Urbain Ahouangbasso, jeune homme féministe, perçois les plateformes socio-numériques comme l’un des moyens les plus innovants pour militer pour les droits des femmes et des filles.  « Le numérique a révolutionné notre façon de travailler et d’impacter. Aujourd’hui, nous n’avons plus besoin d’aller en communauté. Depuis notre siège social et avec peu de moyens, nous arrivons à mobiliser une forte communauté autour de nos activités. Nous avons accéléré en moins de 2ans notre stratégie d’impact », se réjouit-il. Il ajoute que ces plateformes et réseaux les aident à « faire du plaidoyer » et à « organiser des campagnes de sensibilisation ». Ils constituent alors « un moyen sûr d’être avec les jeunes au Benin. Une nouvelle façon de rester en contact avec notre cible, de proposer des initiatives en lien avec leurs réalités ».

Emmanuel Gansè

Emmanuel Gansè, membre de l’Association des Bloggeurs du Bénin, joint via les réseaux sociaux, énumère les multiples actions que les activistes, les féministes peuvent mener en utilisant le numérique et les réseaux sociaux : pétition pour protester contre une décision, mobilisation de fonds pour un projet, revendication, lettre ouverte aux dirigeants et éducation citoyenne.
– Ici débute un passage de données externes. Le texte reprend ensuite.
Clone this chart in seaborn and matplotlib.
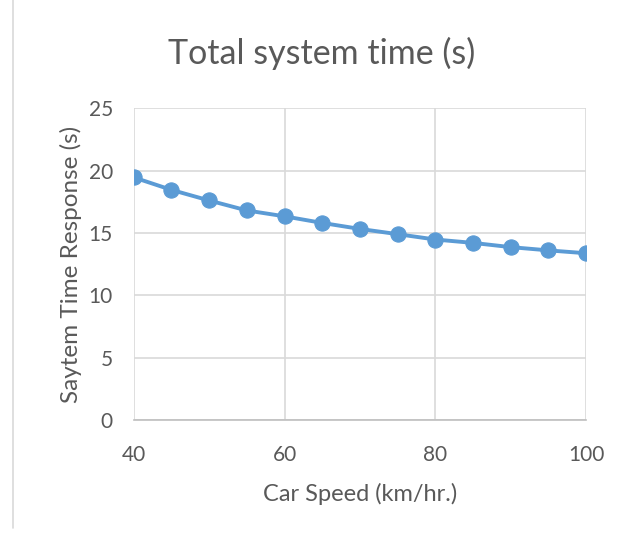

L’internet, renchérit l’activiste Mafoya Glele Kakai, est un nid « d’opportunités » pour les femmes. En matière d’autonomisation des femmes, précise-t-elle, internet offre plusieurs moyens de formation et certifications gratuites, la possibilité d’offrir des services en ligne et d’avoir ainsi un business virtuel ou encore des travaux en ligne comme la rédaction web. Emmanuel Ganse quant à lui ajoute qu’« on peut utiliser internet pour agir en faveur de l’égalité des sexes en apprenant aux filles à saisir des opportunités dans le numérique. » « C’est par internet surtout que j’ai pu développer la majorité de mes compétences, notamment celles en communication digitale que je mets au service des associations pour répondre aux problèmes communautaires », témoigne Madjidath Ouro-Djeri.

 

Harcèlement, intimidation, insécurité

 

L’utilisation d’internet pour militer pour les droits des filles et des femmes n’est pas sans difficulté. L’un de ces problèmes est l’insécurité, affirme Ouro-Djeri. « Internet, avec son côté innovant, a permis également aux personnes mal intentionnées et aux personnes qui ne comprennent pas le sens de la lutte de se déguiser parfois et de harceler beaucoup plus les acteurs de la lutte et les victimes de ces inégalités du genre », souligne-t-elle. Harcèlements, intimidation, menaces et insultes. « Quand on veut dénigrer les femmes sur les réseaux sociaux, c’est d’abords aux féministes qu’on s’attaque », soutient pour sa part Emmanuel Ganse.  L’autre difficulté, ajoute le jeune homme féministe, Urbain Ahouangbasso, concerne la qualité et le coût de la connexion internet.  « Le coût de la connexion internet fragilise l’accessibilité de notre cible et de nous même au numérique », relève-t-il.

Pas de lutte sans internet d’ici 5ans

Image illustrative du numérique

Malgré les difficultés, « le numérique sera au cœur de la lutte car c’est un puissant atout de mobilisation de masse », assure Urbain Ahouangbasso. Plusieurs personnes voix militantes estiment que d’ici cinq ans, le militantisme ne pourra pas se faire sans le numérique.  Mafoya Glele Kakai soutient qu’internet étant un lieu virtuel ou se retrouvent tous types de personnes, s’avère « un outil incontournable pour la sensibilisation autour des contraintes qui freinent l’égalité entre les sexes. »  Madjidath Ouro-Djeri relève l’effet multiplicateur qu’internet permettra d’avoir dans les cinq prochaines années.  « Un peu plus qu’aujourd’hui, d’autres comprendront les enjeux et se joindront à la lutte qui est la nôtre car les inégalités ne concernent pas que les filles et les femmes. Les outils numériques et internet seront beaucoup plus accessible et faciliteront la lutte et l’épanouissement de tous. Les entreprises des réseaux et médias sociaux développeront des moyens de rendre leurs plateformes plus sécurisées et les gouvernements un peu comme le Bénin mettront en place des codes du numériques », projette l’activiste, responsable de la communication de la communauté Women In Tech Bénin et chargée des formations de l’Association des Blogueurs du Bénin. Toutefois, elle invite à ne pas se lancer dans le tout internet. « Il existe encore des communautés qui ont de sérieux problèmes et n’ont malheureusement pas accès à internet. Ainsi certaines actions physiques restent les principaux moyens pour nous de les aider à apporter des solutions », nuance-t-elle.